> [Given material]
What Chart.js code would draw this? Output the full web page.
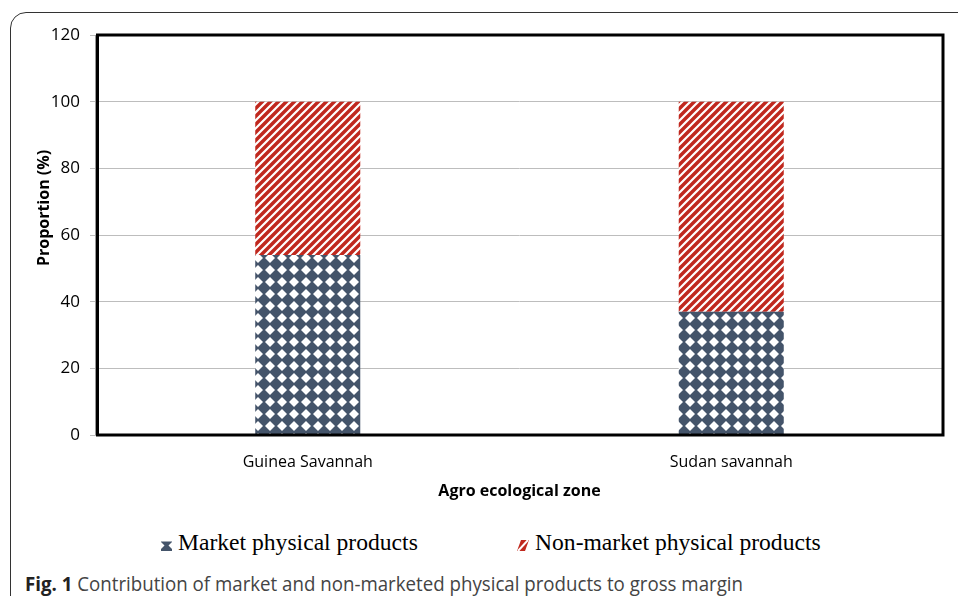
<!DOCTYPE html>
<html>
<head>
<meta charset="utf-8">
<script src="https://cdn.jsdelivr.net/npm/chart.js@4/dist/chart.umd.min.js"></script>
<style>
  html, body { margin:0; padding:0; background:#fff; width:958px; height:596px; overflow:hidden; }
  #frame { position:absolute; left:10px; top:12px; width:1000px; height:600px; border:1.6px solid #333; border-radius:16px; box-sizing:border-box; }
  #wrap { position:absolute; left:0; top:0; width:958px; height:520px; }
  .leg { position:absolute; top:529px; font-family:"Liberation Serif","Times New Roman",serif; font-size:23.6px; color:#000; white-space:nowrap; }
  .leg canvas { position:absolute; }
  #caption { position:absolute; left:25px; top:570px; font-family:"Open Sans",sans-serif; font-size:20px; color:#444; white-space:nowrap; transform-origin:0 0; }
  #caption b { color:#222; }
</style>
</head>
<body>
<div id="frame"></div>
<div id="wrap"><canvas id="c"></canvas></div>
<div class="leg" id="leg1" style="left:160px;"><canvas id="m1" width="11" height="11" style="left:1px;top:11px;"></canvas><span style="margin-left:18px;">Market physical products</span></div>
<div class="leg" id="leg2" style="left:516px;"><canvas id="m2" width="12" height="11" style="left:1px;top:11px;"></canvas><span style="margin-left:19px;">Non-market physical products</span></div>
<div id="caption"><b>Fig. 1</b> Contribution of market and non-marketed physical products to gross margin</div>
<script>
// ---- data ----
const categories = ["Guinea Savannah", "Sudan savannah"];
const marketValues = [54, 37];
const nonMarketValues = [46, 63];
const seriesNames = ["Market physical products", "Non-market physical products"];
const yTicks = [0, 20, 40, 60, 80, 100, 120];

// ---- patterns ----
function dotPattern(ctx) {
  const t = document.createElement('canvas'); t.width = 12; t.height = 12;
  const g = t.getContext('2d');
  g.fillStyle = '#44546a'; g.fillRect(0, 0, 12, 12);
  g.fillStyle = '#ffffff';
  g.beginPath(); g.moveTo(6, 1); g.lineTo(11, 6); g.lineTo(6, 11); g.lineTo(1, 6); g.closePath(); g.fill();
  return ctx.createPattern(t, 'repeat');
}
function stripePattern(ctx) {
  const s = 8;
  const t = document.createElement('canvas'); t.width = s; t.height = s;
  const g = t.getContext('2d');
  g.fillStyle = '#c0281e'; g.fillRect(0, 0, s, s);
  g.strokeStyle = '#ffffff'; g.lineWidth = 2.2;
  g.beginPath();
  g.moveTo(-1, s + 1); g.lineTo(s + 1, -1);
  g.moveTo(-1, 1); g.lineTo(1, -1);
  g.moveTo(s - 1, s + 1); g.lineTo(s + 1, s - 1);
  g.stroke();
  return ctx.createPattern(t, 'repeat');
}

const canvas = document.getElementById('c');
canvas.width = 958; canvas.height = 520;
const ctx = canvas.getContext('2d');
const dots = dotPattern(ctx);
const stripes = stripePattern(ctx);

// legend markers
(function () {
  const a = document.getElementById('m1').getContext('2d');
  a.fillStyle = '#44546a'; a.fillRect(0, 0, 11, 11);
  a.fillStyle = '#fff';
  a.beginPath(); a.moveTo(0, 2); a.lineTo(3.5, 5.5); a.lineTo(0, 9); a.fill();
  a.beginPath(); a.moveTo(11, 2); a.lineTo(7.5, 5.5); a.lineTo(11, 9); a.fill();
  a.fillRect(0, 0, 11, 1.5);
  const b = document.getElementById('m2').getContext('2d');
  b.fillStyle = '#c0281e';
  b.beginPath(); b.moveTo(4, 0); b.lineTo(12, 0); b.lineTo(8, 11); b.lineTo(0, 11); b.closePath(); b.fill();
  b.strokeStyle = '#fff'; b.lineWidth = 2;
  b.beginPath(); b.moveTo(1, 11); b.lineTo(11, 0); b.stroke();
})();

const frameBox = {
  id: 'frameBox',
  afterDatasetsDraw(chart) {
    const a = chart.chartArea, c = chart.ctx;
    c.save();
    c.strokeStyle = '#000'; c.lineWidth = 3;
    c.strokeRect(a.left + 1.5, a.top, a.right - a.left - 1.5, a.bottom - a.top);
    c.strokeStyle = '#999'; c.lineWidth = 1;
    c.beginPath(); c.moveTo(a.left - 0.5, a.top); c.lineTo(a.left - 0.5, a.bottom); c.stroke();
    c.restore();
  }
};
const yTitle = {
  id: 'yTitle',
  afterDraw(chart) {
    const c = chart.ctx;
    c.save();
    c.translate(44, 208);
    c.rotate(-Math.PI / 2);
    c.font = 'bold 16px "Open Sans"';
    c.fillStyle = '#000';
    c.textAlign = 'center'; c.textBaseline = 'middle';
    c.fillText('Proportion (%)', 0, 0);
    c.restore();
  }
};

new Chart(ctx, {
  type: 'bar',
  data: {
    labels: categories,
    datasets: [
      { label: seriesNames[0], data: marketValues, backgroundColor: dots, borderWidth: 0 },
      { label: seriesNames[1], data: nonMarketValues, backgroundColor: stripes, borderWidth: 0 }
    ]
  },
  options: {
    responsive: false,
    animation: false,
    devicePixelRatio: 1,
    categoryPercentage: 1,
    barPercentage: 0.248,
    layout: { padding: { left: 0, top: 35, right: 15, bottom: 15 } },
    plugins: { legend: { display: false }, tooltip: { enabled: false } },
    scales: {
      x: {
        stacked: true,
        grid: { display: false, drawTicks: false },
        border: { display: false },
        ticks: { font: { family: 'Open Sans', size: 16 }, color: '#000', padding: 18 },
        title: { display: true, text: 'Agro ecological zone', font: { family: 'Open Sans', size: 16, weight: 'bold' }, color: '#000', padding: { top: 0, bottom: 4 } },
        afterFit(s) { s.height = 70; }
      },
      y: {
        stacked: true,
        min: 0, max: 120,
        afterBuildTicks(s) { s.ticks = yTicks.map(v => ({ value: v })); },
        grid: { color: '#bdbdbd', lineWidth: 1, tickLength: 6 },
        border: { display: false },
        ticks: { font: { family: 'Open Sans', size: 17 }, color: '#000', padding: 10 },
        afterFit(s) { s.width = 96; }
      }
    }
  },
  plugins: [frameBox, yTitle]
});

// fit caption width to reference
const cap = document.getElementById('caption');
const w = cap.getBoundingClientRect().width;
cap.style.transform = 'scaleX(' + (718 / w) + ')';
</script>
</body>
</html>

> [Exercise aim] Make an exact reproduction of the listing above, without any pictures.

> [Task output]
What Chart.js code would draw this? Output the full web page.
<!DOCTYPE html>
<html>
<head>
<meta charset="utf-8">
<script src="https://cdn.jsdelivr.net/npm/chart.js@4/dist/chart.umd.min.js"></script>
<style>
  html, body { margin:0; padding:0; background:#fff; width:958px; height:596px; overflow:hidden; }
  #frame { position:absolute; left:10px; top:12px; width:1000px; height:600px; border:1.6px solid #333; border-radius:16px; box-sizing:border-box; }
  #wrap { position:absolute; left:0; top:0; width:958px; height:520px; }
  .leg { position:absolute; top:529px; font-family:"Liberation Serif","Times New Roman",serif; font-size:23.6px; color:#000; white-space:nowrap; }
  .leg canvas { position:absolute; }
  #caption { position:absolute; left:25px; top:570px; font-family:"Open Sans",sans-serif; font-size:20px; color:#444; white-space:nowrap; transform-origin:0 0; }
  #caption b { color:#222; }
</style>
</head>
<body>
<div id="frame"></div>
<div id="wrap"><canvas id="c"></canvas></div>
<div class="leg" id="leg1" style="left:160px;"><canvas id="m1" width="11" height="11" style="left:1px;top:11px;"></canvas><span style="margin-left:18px;">Market physical products</span></div>
<div class="leg" id="leg2" style="left:516px;"><canvas id="m2" width="12" height="11" style="left:1px;top:11px;"></canvas><span style="margin-left:19px;">Non-market physical products</span></div>
<div id="caption"><b>Fig. 1</b> Contribution of market and non-marketed physical products to gross margin</div>
<script>
// ---- data ----
const categories = ["Guinea Savannah", "Sudan savannah"];
const marketValues = [54, 37];
const nonMarketValues = [46, 63];
const seriesNames = ["Market physical products", "Non-market physical products"];
const yTicks = [0, 20, 40, 60, 80, 100, 120];

// ---- patterns ----
function dotPattern(ctx) {
  const t = document.createElement('canvas'); t.width = 12; t.height = 12;
  const g = t.getContext('2d');
  g.fillStyle = '#44546a'; g.fillRect(0, 0, 12, 12);
  g.fillStyle = '#ffffff';
  g.beginPath(); g.moveTo(6, 1); g.lineTo(11, 6); g.lineTo(6, 11); g.lineTo(1, 6); g.closePath(); g.fill();
  return ctx.createPattern(t, 'repeat');
}
function stripePattern(ctx) {
  const s = 8;
  const t = document.createElement('canvas'); t.width = s; t.height = s;
  const g = t.getContext('2d');
  g.fillStyle = '#c0281e'; g.fillRect(0, 0, s, s);
  g.strokeStyle = '#ffffff'; g.lineWidth = 2.2;
  g.beginPath();
  g.moveTo(-1, s + 1); g.lineTo(s + 1, -1);
  g.moveTo(-1, 1); g.lineTo(1, -1);
  g.moveTo(s - 1, s + 1); g.lineTo(s + 1, s - 1);
  g.stroke();
  return ctx.createPattern(t, 'repeat');
}

const canvas = document.getElementById('c');
canvas.width = 958; canvas.height = 520;
const ctx = canvas.getContext('2d');
const dots = dotPattern(ctx);
const stripes = stripePattern(ctx);

// legend markers
(function () {
  const a = document.getElementById('m1').getContext('2d');
  a.fillStyle = '#44546a'; a.fillRect(0, 0, 11, 11);
  a.fillStyle = '#fff';
  a.beginPath(); a.moveTo(0, 2); a.lineTo(3.5, 5.5); a.lineTo(0, 9); a.fill();
  a.beginPath(); a.moveTo(11, 2); a.lineTo(7.5, 5.5); a.lineTo(11, 9); a.fill();
  a.fillRect(0, 0, 11, 1.5);
  const b = document.getElementById('m2').getContext('2d');
  b.fillStyle = '#c0281e';
  b.beginPath(); b.moveTo(4, 0); b.lineTo(12, 0); b.lineTo(8, 11); b.lineTo(0, 11); b.closePath(); b.fill();
  b.strokeStyle = '#fff'; b.lineWidth = 2;
  b.beginPath(); b.moveTo(1, 11); b.lineTo(11, 0); b.stroke();
})();

const frameBox = {
  id: 'frameBox',
  afterDatasetsDraw(chart) {
    const a = chart.chartArea, c = chart.ctx;
    c.save();
    c.strokeStyle = '#000'; c.lineWidth = 3;
    c.strokeRect(a.left + 1.5, a.top, a.right - a.left - 1.5, a.bottom - a.top);
    c.strokeStyle = '#999'; c.lineWidth = 1;
    c.beginPath(); c.moveTo(a.left - 0.5, a.top); c.lineTo(a.left - 0.5, a.bottom); c.stroke();
    c.restore();
  }
};
const yTitle = {
  id: 'yTitle',
  afterDraw(chart) {
    const c = chart.ctx;
    c.save();
    c.translate(44, 208);
    c.rotate(-Math.PI / 2);
    c.font = 'bold 16px "Open Sans"';
    c.fillStyle = '#000';
    c.textAlign = 'center'; c.textBaseline = 'middle';
    c.fillText('Proportion (%)', 0, 0);
    c.restore();
  }
};

new Chart(ctx, {
  type: 'bar',
  data: {
    labels: categories,
    datasets: [
      { label: seriesNames[0], data: marketValues, backgroundColor: dots, borderWidth: 0 },
      { label: seriesNames[1], data: nonMarketValues, backgroundColor: stripes, borderWidth: 0 }
    ]
  },
  options: {
    responsive: false,
    animation: false,
    devicePixelRatio: 1,
    categoryPercentage: 1,
    barPercentage: 0.248,
    layout: { padding: { left: 0, top: 35, right: 15, bottom: 15 } },
    plugins: { legend: { display: false }, tooltip: { enabled: false } },
    scales: {
      x: {
        stacked: true,
        grid: { display: false, drawTicks: false },
        border: { display: false },
        ticks: { font: { family: 'Open Sans', size: 16 }, color: '#000', padding: 18 },
        title: { display: true, text: 'Agro ecological zone', font: { family: 'Open Sans', size: 16, weight: 'bold' }, color: '#000', padding: { top: 0, bottom: 4 } },
        afterFit(s) { s.height = 70; }
      },
      y: {
        stacked: true,
        min: 0, max: 120,
        afterBuildTicks(s) { s.ticks = yTicks.map(v => ({ value: v })); },
        grid: { color: '#bdbdbd', lineWidth: 1, tickLength: 6 },
        border: { display: false },
        ticks: { font: { family: 'Open Sans', size: 17 }, color: '#000', padding: 10 },
        afterFit(s) { s.width = 96; }
      }
    }
  },
  plugins: [frameBox, yTitle]
});

// fit caption width to reference
const cap = document.getElementById('caption');
const w = cap.getBoundingClientRect().width;
cap.style.transform = 'scaleX(' + (718 / w) + ')';
</script>
</body>
</html>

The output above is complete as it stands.